Of course, almost by definition, those of us gathered here today have already begun to move beyond our culture’s money-nucleosis. To be part of a faith community is to affirm our understanding that God’s economy is based more upon gift and grace than upon merit and product. And at the heart of such a “gift” economy is counter-cultural recognition that it in giving that we receive that which matters most to our hearts and souls. But by the same token, one of the primary reasons why we gather together as part of this alternative economic community of abundance, is to find support and encouragement for daring to risk ever more extravagant generosity over and against a culture which insidiously stifles us with fear and a sense of pervading scarcity. To find the strength and courage to redirect our treasure away from further consumption toward more generous sharing, we need God and each other, so that we know that we are not alone, and we have others with whom to share our stories of deeper fulfillment and fuller life through stretching out of our comfort zones. Perhaps this is why Jesus advised that where our treasure is, there too shall be our hearts. Had he said instead that where our hearts are, there will be our treasure, we would have readily understood him. When we use our money to purchase or support something we believe in, we are putting our treasure where our hearts are, and as dangerous as this can be at our worst, so too can it be incredibly beautiful and inspiring at our best. But much more pernicious at its worst, and transformative at its best, is the wisdom that our hearts follow our treasure. And indeed, that what we do with our treasure reveals the condition and priorities of our hearts.

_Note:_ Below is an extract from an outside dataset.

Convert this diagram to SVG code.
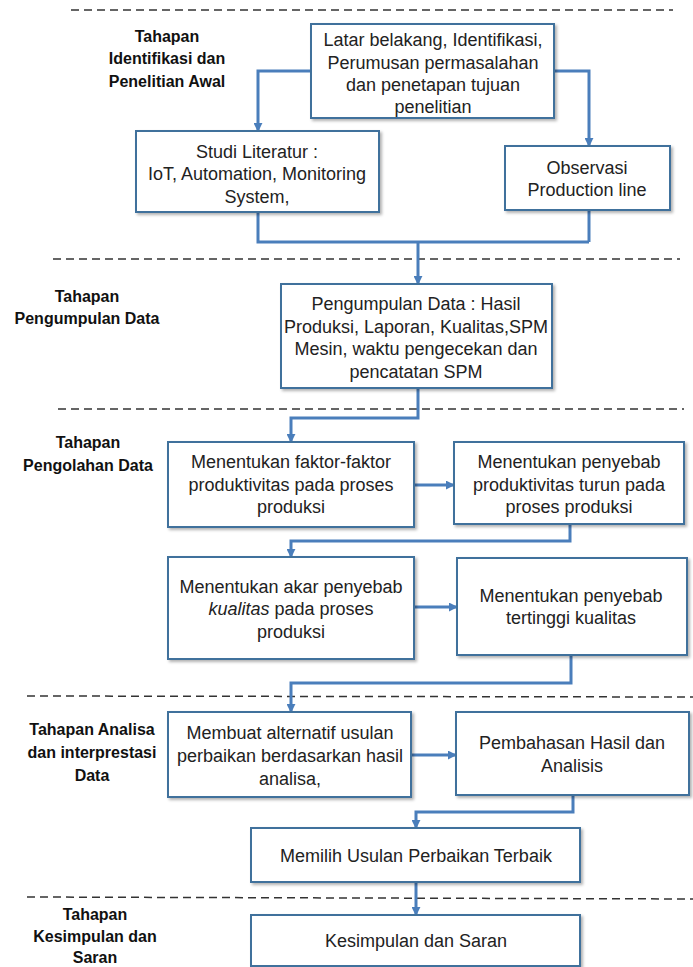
<svg xmlns="http://www.w3.org/2000/svg" width="693" height="967" viewBox="0 0 693 967">
<defs>
<filter id="sh" x="-10%" y="-10%" width="125%" height="130%">
<feDropShadow dx="2" dy="2" stdDeviation="1.5" flood-color="#000" flood-opacity="0.3"/>
</filter>
<marker id="ah" viewBox="0 0 10 10" refX="9" refY="5" markerUnits="userSpaceOnUse" markerWidth="9" markerHeight="9" orient="auto">
<path d="M0,0 L10,5 L0,10 z" fill="#4A7EBB"/>
</marker>
<style>
.box{fill:#fff;stroke:#41719C;stroke-width:2;filter:url(#sh)}
.t{font-family:"Liberation Sans",Arial,sans-serif;font-size:18px;fill:#222;text-anchor:middle}
.lb{font-family:"Liberation Sans",Arial,sans-serif;font-size:16px;font-weight:bold;fill:#111;text-anchor:middle}
.dash{stroke:#333;stroke-width:1.5;stroke-dasharray:8 5;fill:none}
.c{stroke:#4A7EBB;stroke-width:3;fill:none}
.ca{stroke:#4A7EBB;stroke-width:3;fill:none;marker-end:url(#ah)}
</style>
</defs>
<rect width="693" height="967" fill="#fff"/>

<g id="separators">
<line class="dash" x1="71" y1="10" x2="673" y2="10"/>
<line class="dash" x1="53" y1="259" x2="680" y2="259"/>
<line class="dash" x1="58" y1="409" x2="684" y2="409"/>
<line class="dash" x1="27" y1="696" x2="693" y2="697"/>
<line class="dash" x1="27" y1="897" x2="693" y2="899"/>
</g>

<g id="stage-labels">
<text class="lb" x="167" y="42">Tahapan</text>
<text class="lb" x="167" y="64">Identifikasi dan</text>
<text class="lb" x="167" y="87">Penelitian Awal</text>
<text class="lb" x="87" y="302">Tahapan</text>
<text class="lb" x="87" y="324">Pengumpulan Data</text>
<text class="lb" x="88" y="448">Tahapan</text>
<text class="lb" x="88" y="471">Pengolahan Data</text>
<text class="lb" x="92" y="735">Tahapan Analisa</text>
<text class="lb" x="92" y="758">dan interprestasi</text>
<text class="lb" x="92" y="781">Data</text>
<text class="lb" x="95" y="920">Tahapan</text>
<text class="lb" x="95" y="942">Kesimpulan dan</text>
<text class="lb" x="95" y="963">Saran</text>
</g>

<g id="connectors">
<path class="ca" d="M311,71 H258 V131"/>
<path class="ca" d="M554,71 H589 V146"/>
<path class="c" d="M258,212 V242 H589"/>
<path class="c" d="M589,210 V242"/>
<path class="ca" d="M418,242 V284"/>
<path class="ca" d="M418,388 V418 H291 V442"/>
<path class="ca" d="M414,485 H454"/>
<path class="ca" d="M570,524 V541 H291 V557"/>
<path class="ca" d="M414,607 H457"/>
<path class="ca" d="M571,655 V683 H291 V712"/>
<path class="ca" d="M411,755 H456"/>
<path class="ca" d="M573,795 V812 H416 V828"/>
<path class="ca" d="M416,882 V915"/>
</g>

<g id="n1">
<rect class="box" x="311" y="24" width="243" height="94"/>
<text class="t" x="433" y="46">Latar belakang, Identifikasi,</text>
<text class="t" x="433" y="69">Perumusan permasalahan</text>
<text class="t" x="433" y="91">dan penetapan tujuan</text>
<text class="t" x="433" y="113">penelitian</text>
</g>
<g id="n2">
<rect class="box" x="136" y="131" width="243" height="81"/>
<text class="t" x="257" y="158">Studi Literatur :</text>
<text class="t" x="257" y="180">IoT, Automation, Monitoring</text>
<text class="t" x="257" y="203">System,</text>
</g>
<g id="n3">
<rect class="box" x="505" y="146" width="165" height="64"/>
<text class="t" x="587" y="174">Observasi</text>
<text class="t" x="587" y="196">Production line</text>
</g>
<g id="n4">
<rect class="box" x="281" y="284" width="271" height="104"/>
<text class="t" x="416" y="310">Pengumpulan Data : Hasil</text>
<text class="t" x="416" y="333" font-size="17">Produksi, Laporan, Kualitas,SPM</text>
<text class="t" x="416" y="355">Mesin, waktu pengecekan dan</text>
<text class="t" x="416" y="378">pencatatan SPM</text>
</g>
<g id="n5">
<rect class="box" x="168" y="442" width="246" height="85"/>
<text class="t" x="291" y="468">Menentukan faktor-faktor</text>
<text class="t" x="291" y="491">produktivitas pada proses</text>
<text class="t" x="291" y="513">produksi</text>
</g>
<g id="n6">
<rect class="box" x="454" y="442" width="230" height="82"/>
<text class="t" x="569" y="468">Menentukan penyebab</text>
<text class="t" x="569" y="491">produktivitas turun pada</text>
<text class="t" x="569" y="513">proses produksi</text>
</g>
<g id="n7">
<rect class="box" x="168" y="557" width="246" height="102"/>
<text class="t" x="291" y="593">Menentukan akar penyebab</text>
<text class="t" x="291" y="615"><tspan font-style="italic">kualitas</tspan> pada proses</text>
<text class="t" x="291" y="638">produksi</text>
</g>
<g id="n8">
<rect class="box" x="457" y="558" width="230" height="97"/>
<text class="t" x="571" y="602">Menentukan penyebab</text>
<text class="t" x="571" y="624">tertinggi kualitas</text>
</g>
<g id="n9">
<rect class="box" x="168" y="712" width="243" height="85"/>
<text class="t" x="290" y="739">Membuat alternatif usulan</text>
<text class="t" x="290" y="762">perbaikan berdasarkan hasil</text>
<text class="t" x="290" y="785">analisa,</text>
</g>
<g id="n10">
<rect class="box" x="456" y="712" width="233" height="83"/>
<text class="t" x="572" y="749">Pembahasan Hasil dan</text>
<text class="t" x="572" y="772">Analisis</text>
</g>
<g id="n11">
<rect class="box" x="251" y="828" width="329" height="54"/>
<text class="t" x="416" y="862">Memilih Usulan Perbaikan Terbaik</text>
</g>
<g id="n12">
<rect class="box" x="251" y="915" width="329" height="51"/>
<text class="t" x="416" y="947">Kesimpulan dan Saran</text>
</g>
</svg>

Herein, then, lies the joy of stewardship, the opportunity to continue moving beyond the hold of money-nucleosis upon our lives into the spiritual health and well-being of the generosity which is the essence of life itself. Each year at this time in the life of our faith community, we are invited prayerfully to consider what matters most in our lives, and the extent to which our evolving relationship with money will reflect the values of our faith. None of us would be here today if our wallets had not already been baptized into the joy of giving, but how does remembering this baptism make a difference in our discernment as to how much we choose to pledge in support of the ministry of this faith community? Each of us is here because we have already decided to put at least some of our treasure where our hearts are as partners in this ministry we are privileged to share together. But how much larger might be the percentage of our income pledged for the coming year if we dared to share even more of our treasure than our hearts yet tell us is prudent and possible? Far from being neutral and detached, stewardship is inevitably a measure of the generosity of our hearts, which in turn speaks to our relationship with our money. Through and beyond the voices of our culture which tend to stifle our generosity with fears of not having enough, or even ambivalence about foregoing some purchase by virtue of honoring whatever pledge commitment we seek to fulfill, Susan and I have been amazed by how our relationship with money has been transformed, and how our hearts have opened, as we have sought to embrace the joy of increasing our pledge each year in accordance with the principles of planned, purposeful, and proportionate giving which we will discuss further during our luncheon conversation immediately following this morning’s worship service. We know this has likewise been true for many of you, and we pray that each of us will be emboldened to take yet another step this year along our shared journey beyond the dis-ease of money-nucleosis, into the extravagant generosity of our God whose giving knows no ending. Amen.